Friday, February 24, 2017

Week 5 - Aunt Maria



In the beginning, Aunt Maria appears to be an old friendly woman who just oozes out patience and love. But there is a harsh mean, iron side to Aunt Maria that can hardly be believed at first because it is cushioned between all of her layers of pure kindness and heart feltedness. But gradually the Lakers realize that they are expected to keep house, look after Aunt Maria, and provide the cakes (home-made, not store-bought, mind!) for the tea parties that Aunt Maria has every day with other women from the village. She is not the most exciting character; it’s mostly dull with a few spots of light here and there.
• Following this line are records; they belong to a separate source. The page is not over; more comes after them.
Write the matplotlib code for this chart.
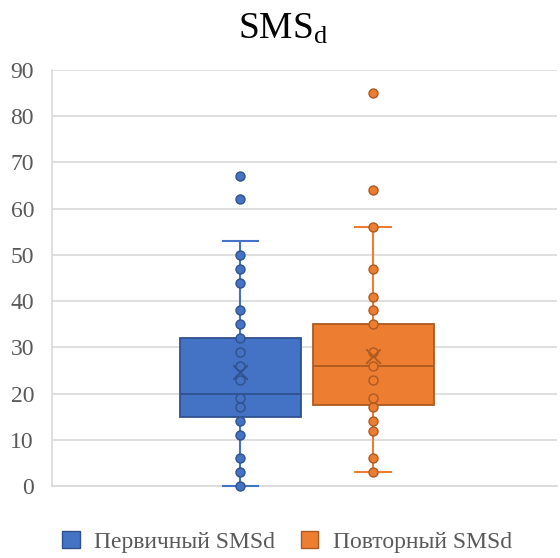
import matplotlib
matplotlib.use("Agg")
import matplotlib.pyplot as plt
from matplotlib.patches import Patch

plt.rcParams["font.family"] = ["Liberation Serif", "DejaVu Serif"]
plt.rcParams["mathtext.fontset"] = "custom"
plt.rcParams["mathtext.rm"] = "Liberation Serif"
plt.rcParams["mathtext.it"] = "Liberation Serif"

# --- data ------------------------------------------------------------------
series = ["Первичный SMSd", "Повторный SMSd"]

first_points = [0, 3, 6, 11, 14, 17, 19, 23, 26, 29, 32, 35, 38, 44, 47, 50, 62, 67]
repeat_points = [3, 6, 12, 14, 17, 19, 23, 26, 29, 35, 38, 41, 47, 56, 64, 85]

q1 = [15, 17.5]
median = [20, 26]
q3 = [32, 35]
whisker_lo = [0, 3]
whisker_hi = [53, 56]
means = [24.7, 28.2]

yticks = list(range(0, 100, 10))

# --- styling ---------------------------------------------------------------
FILL = ["#4472C4", "#ED7D31"]
EDGE = ["#2F528F", "#AE5A21"]
GRID = "#D9D9D9"
TEXT = "#595959"

positions = [0.373, 0.636]
box_w = 0.24
cap_w = 0.071

fig = plt.figure(figsize=(5.6, 5.58), dpi=100)
ax = fig.add_axes([0.093, 0.129, 0.902, 0.7455])

all_points = [first_points, repeat_points]
for i in range(2):
    stats = [{
        "q1": q1[i], "med": median[i], "q3": q3[i],
        "whislo": whisker_lo[i], "whishi": whisker_hi[i],
        "mean": means[i], "fliers": [],
    }]
    parts = ax.bxp(
        stats, positions=[positions[i]], widths=box_w, patch_artist=True,
        showmeans=False, showfliers=False, manage_ticks=False,
        boxprops=dict(facecolor=FILL[i], edgecolor=EDGE[i], linewidth=1.3),
        medianprops=dict(color=EDGE[i], linewidth=1.3),
        whiskerprops=dict(color=FILL[i], linewidth=1.5),
        capprops=dict(color=FILL[i], linewidth=1.5),
        capwidths=cap_w,
    )
    for cap in parts["caps"]:
        cap.set_clip_on(False)
        cap.set_zorder(3)
    ax.scatter([positions[i]] * len(all_points[i]), all_points[i], s=42,
               facecolor=FILL[i], edgecolor=EDGE[i], linewidth=1.0, zorder=4,
               clip_on=False)
    ax.scatter([positions[i]], [means[i]], marker="x", s=110,
               color=EDGE[i], linewidth=1.3, zorder=5)

ax.set_xlim(0, 1)
ax.set_ylim(0, 90)
ax.set_yticks(yticks)
ax.set_xticks([])
ax.grid(True, axis="y", color=GRID, linewidth=1.2, zorder=0)
ax.set_axisbelow(True)
for side in ["top", "right"]:
    ax.spines[side].set_visible(False)
for side in ["left", "bottom"]:
    ax.spines[side].set_color(GRID)
    ax.spines[side].set_linewidth(1.2)
ax.tick_params(axis="y", length=0, pad=13, labelsize=17, labelcolor=TEXT)

fig.text(0.505, 0.930, r"$\mathrm{SMS}_\mathrm{d}$", ha="center",
         va="baseline", fontsize=27, color="black")

handles = [Patch(facecolor=FILL[i], edgecolor=EDGE[i], label=series[i]) for i in range(2)]
fig.legend(handles=handles, loc="center", bbox_to_anchor=(0.512, 0.029), ncol=2,
           frameon=False, fontsize=17, labelcolor=TEXT, handlelength=0.75,
           handleheight=0.75, handletextpad=0.6, columnspacing=1.1)

fig.savefig("out.png", dpi=100)
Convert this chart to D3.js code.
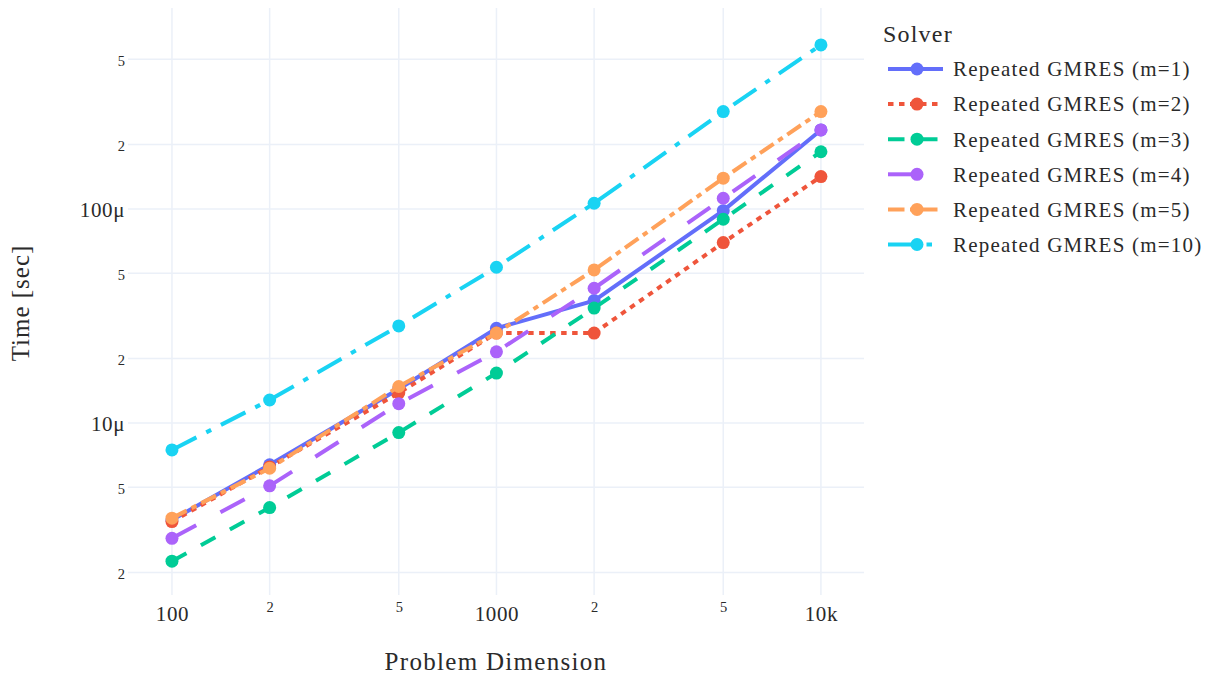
<!DOCTYPE html>
<html>
<head>
<meta charset="utf-8">
<script src="https://cdn.jsdelivr.net/npm/d3@7"></script>
<style>
  html, body { margin: 0; padding: 0; background: #fff; }
  svg { display: block; font-family: "Liberation Serif", "DejaVu Serif", serif; }
</style>
</head>
<body>
<svg id="chart" width="1219" height="677"></svg>
<script>
// ---------- data ----------
const dims = [100, 200, 500, 1000, 2000, 5000, 10000];
const seriesNames = [
  "Repeated GMRES (m=1)", "Repeated GMRES (m=2)", "Repeated GMRES (m=3)",
  "Repeated GMRES (m=4)", "Repeated GMRES (m=5)", "Repeated GMRES (m=10)"
];
// times in microseconds
const m1  = [3.52, 6.37, 14.4, 27.7, 37.3, 98.2, 234];
const m2  = [3.46, 6.23, 13.8, 26.3, 26.3, 69.6, 141.6];
const m3  = [2.26, 4.02, 9.01, 17.1, 34.4, 89.5, 185];
const m4  = [2.89, 5.08, 12.3, 21.5, 42.6, 112.2, 234];
const m5  = [3.59, 6.14, 14.8, 26.3, 51.9, 139.2, 285];
const m10 = [7.48, 12.8, 28.4, 53.4, 106.3, 285, 584];
const seriesValues = [m1, m2, m3, m4, m5, m10];

const xTickValues = [100, 200, 500, 1000, 2000, 5000, 10000];
const xTickLabels = ["100", "2", "5", "1000", "2", "5", "10k"];
const xTickMajor  = [true, false, false, true, false, false, true];
const yTickValues = [2e-6, 5e-6, 1e-5, 2e-5, 5e-5, 1e-4, 2e-4, 5e-4];
const yTickLabels = ["2", "5", "10μ", "2", "5", "100μ", "2", "5"];
const yTickMajor  = [false, false, true, false, false, true, false, false];

const xTitle = "Problem Dimension";
const yTitle = "Time [sec]";
const legendTitle = "Solver";

// ---------- styles ----------
const colors = ["#636efa", "#EF553B", "#00cc96", "#ab63fa", "#FFA15A", "#19d3f3"];
const dashes = ["none", "5.5,5.5", "16.5,16.5", "27.5,27.5", "16.5,5.5,5.5,5.5", "27.5,11,5.5,11"];

// ---------- layout ----------
const plot = { left: 128, right: 864, top: 8, bottom: 595 };
const svg = d3.select("#chart");

const x = d3.scaleLog().domain([73.2, 13575]).range([plot.left, plot.right]);
const y = d3.scaleLog().domain([1.57e-6, 869e-6]).range([plot.bottom, plot.top]);

const gridColor = "#EBF0F8";

// grid
const grid = svg.append("g");
grid.selectAll("line.vx").data(xTickValues).join("line")
  .attr("x1", d => x(d)).attr("x2", d => x(d))
  .attr("y1", plot.top).attr("y2", plot.bottom)
  .attr("stroke", gridColor).attr("stroke-width", 1.5);
grid.selectAll("line.hy").data(yTickValues).join("line")
  .attr("y1", d => y(d)).attr("y2", d => y(d))
  .attr("x1", plot.left).attr("x2", plot.right)
  .attr("stroke", gridColor).attr("stroke-width", 1.5);

// x axis
const xAxis = svg.append("g")
  .attr("transform", `translate(0,${plot.bottom})`)
  .call(d3.axisBottom(x).tickValues(xTickValues)
    .tickFormat((d, i) => xTickLabels[i]).tickSize(0).tickPadding(0));
xAxis.select(".domain").remove();
xAxis.selectAll("text")
  .attr("font-family", "Liberation Serif, serif")
  .attr("fill", "#2a2a2a")
  .attr("font-size", (d, i) => xTickMajor[i] ? 21 : 14.5)
  .attr("letter-spacing", (d, i) => xTickMajor[i] ? 0.6 : 0)
  .attr("y", (d, i) => xTickMajor[i] ? 26 : 17)
  .attr("dy", 0);

// y axis
const yAxis = svg.append("g")
  .attr("transform", `translate(${plot.left},0)`)
  .call(d3.axisLeft(y).tickValues(yTickValues)
    .tickFormat((d, i) => yTickLabels[i]).tickSize(0).tickPadding(0));
yAxis.select(".domain").remove();
yAxis.selectAll("text")
  .attr("font-family", "Liberation Serif, serif")
  .attr("fill", "#2a2a2a")
  .attr("font-size", (d, i) => yTickMajor[i] ? 21 : 14.5)
  .attr("letter-spacing", (d, i) => yTickMajor[i] ? 0.6 : 0)
  .attr("x", -3)
  .attr("dy", (d, i) => yTickMajor[i] ? "0.36em" : "0.4em");

// axis titles
svg.append("text")
  .attr("x", 496).attr("y", 670)
  .attr("text-anchor", "middle").attr("font-size", 25).attr("letter-spacing", 1.3)
  .attr("fill", "#2a2a2a")
  .text(xTitle);
svg.append("text")
  .attr("transform", `translate(29,303) rotate(-90)`)
  .attr("text-anchor", "middle").attr("font-size", 25).attr("letter-spacing", 1.0)
  .attr("fill", "#2a2a2a")
  .text(yTitle);

// lines + markers
const line = d3.line().x(d => x(d[0])).y(d => y(d[1] * 1e-6));
const traces = svg.append("g");
seriesValues.forEach((vals, si) => {
  const pts = dims.map((d, i) => [d, vals[i]]);
  const g = traces.append("g");
  g.append("path").datum(pts)
    .attr("d", line).attr("fill", "none")
    .attr("stroke", colors[si]).attr("stroke-width", 4)
    .attr("stroke-dasharray", dashes[si]);
  g.selectAll("circle").data(pts).join("circle")
    .attr("cx", d => x(d[0])).attr("cy", d => y(d[1] * 1e-6))
    .attr("r", 6.5).attr("fill", colors[si]);
});

// legend
const legend = svg.append("g");
legend.append("text").attr("x", 883).attr("y", 42)
  .attr("font-size", 24).attr("letter-spacing", 1.2).attr("fill", "#2a2a2a").text(legendTitle);
seriesNames.forEach((name, si) => {
  const cy = 69 + si * 35.1;
  const row = legend.append("g");
  row.append("line").attr("x1", 888).attr("x2", 943).attr("y1", cy).attr("y2", cy)
    .attr("stroke", colors[si]).attr("stroke-width", 4)
    .attr("stroke-dasharray", dashes[si]);
  row.append("circle").attr("cx", 917).attr("cy", cy).attr("r", 6.5).attr("fill", colors[si]);
  row.append("text").attr("x", 953).attr("y", cy).attr("dy", "0.35em")
    .attr("font-size", 21).attr("letter-spacing", 1.2).attr("fill", "#2a2a2a").text(name);
});
</script>
</body>
</html>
I think Jones’ point ran away with her quite a little bit and ended up just overshadowing most of the book in general. Mig’s mother was quite great through.  Definitely a lot better than other books written out there, but Jones has written better books. The whole male/female magic thing was quite strange. It was all, “No, men and women are the same, really! It’s when they’re treated as different that things go wrong! See, look, we shut away all the men’s virtue in this box because that’s not manly! And all the women dress like they’re from the Victorian era because patriarchy rant rant!” That just wasn't the best way to make an argument, because it ended up just shadowing the book as a whole. Third, what would the characters when learn from this? Nothing at all. Everything stays the same. if the point was to make it obvious, show some kind of difference.